In fact they work best only when you have large amounts of data to work on. This is why these sorts of CPUs were found primarily in supercomputers, as the supercomputers themselves were found in places like weather prediction and physics labs, where huge amounts of data exactly like this is "crunched".

The first successful implementations of a vector processor appears to be the CDC Cyber 200 and the Texas Instruments Advanced Scientific Computer. The Cyber machine was otherwise slower than CDC's own supercomputers like the CDC 7600 (and much smaller too), but at those data related tasks they could be quite a bit faster. However the machine also took considerable time decoding the vector instruction and getting ready to run the process, so in fact it typically performed quite poorly.

The technique was only fully exploited in the famous Cray-1. Instead of leaving the data in memory, the Cray design had eight "vector registers" which held 64 64bit words each.

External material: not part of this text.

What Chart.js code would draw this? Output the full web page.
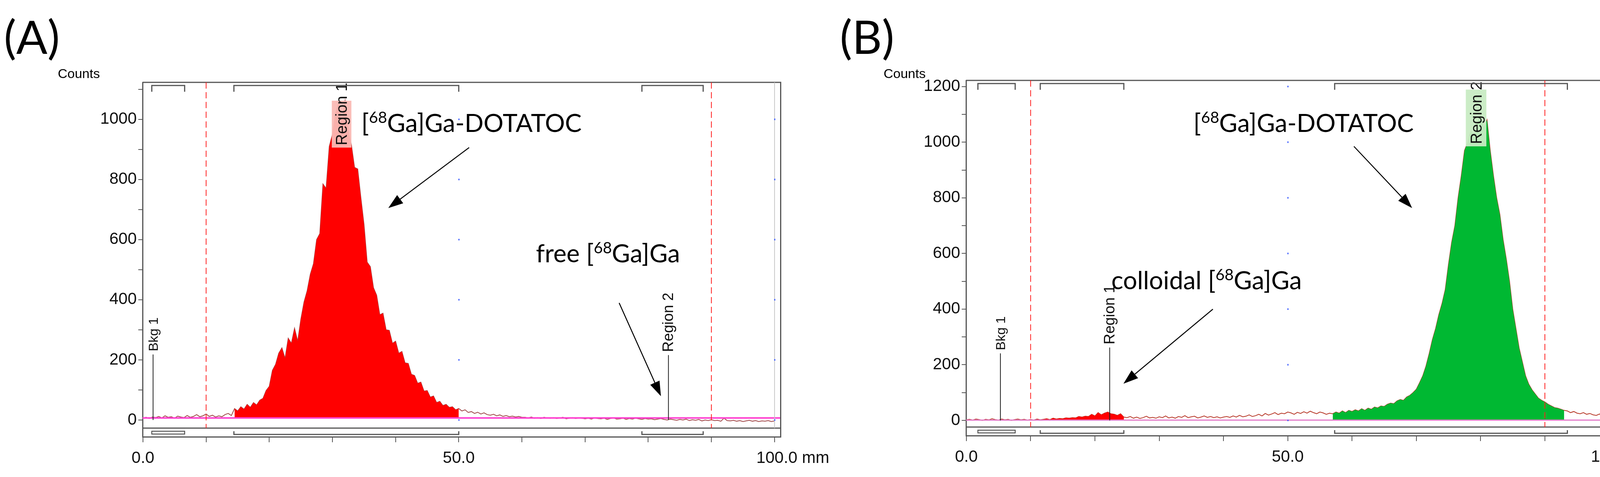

The instructions were applied between registers, which is much faster than talking to main memory. In addition the design had completely separate pipelines for different instructions, allowing a batch of vector instruction themselves to be pipelined, a technique they called vector chaining. The Cray-1 normally had a performance of about 80 Mflops, but with up to three chains running it could peak at 240 Mflops - a respectible number even today.

Other examples followed. CDC tried once again with it's ETA-10 machine, but it sold poorly and they took that as an opportunity to leave the supercomputing field entirely. Various Japanese companies (Fujitsu, Hitachi and NEC) introduced register-based vector machines similar to the Cray-1, typically being slightly faster and much smaller. However Cray continued to be the performance leader, continually besting the competition with a series of machines that led to the Cray-2, Cray X-MP and Cray Y-MP. Since then the supercomputer market has focussed much more on massively parallel processing rather than better implementations of vector processors.

Today the average computer at home crunches as much data watching a short QuickTime video as did all of the supercomputers up to the 1970's. Vector processor elements have since been added to almost all modern CPU designs, although they are typically referred to as SIMD. In these implementations the vector processor runs beside the main scalar CPU, and is fed data from programs that know it's there.

The NEC SX-6 supercomputer architecture is a NUMA architecture built out of SMP machines with 8 vector processors each.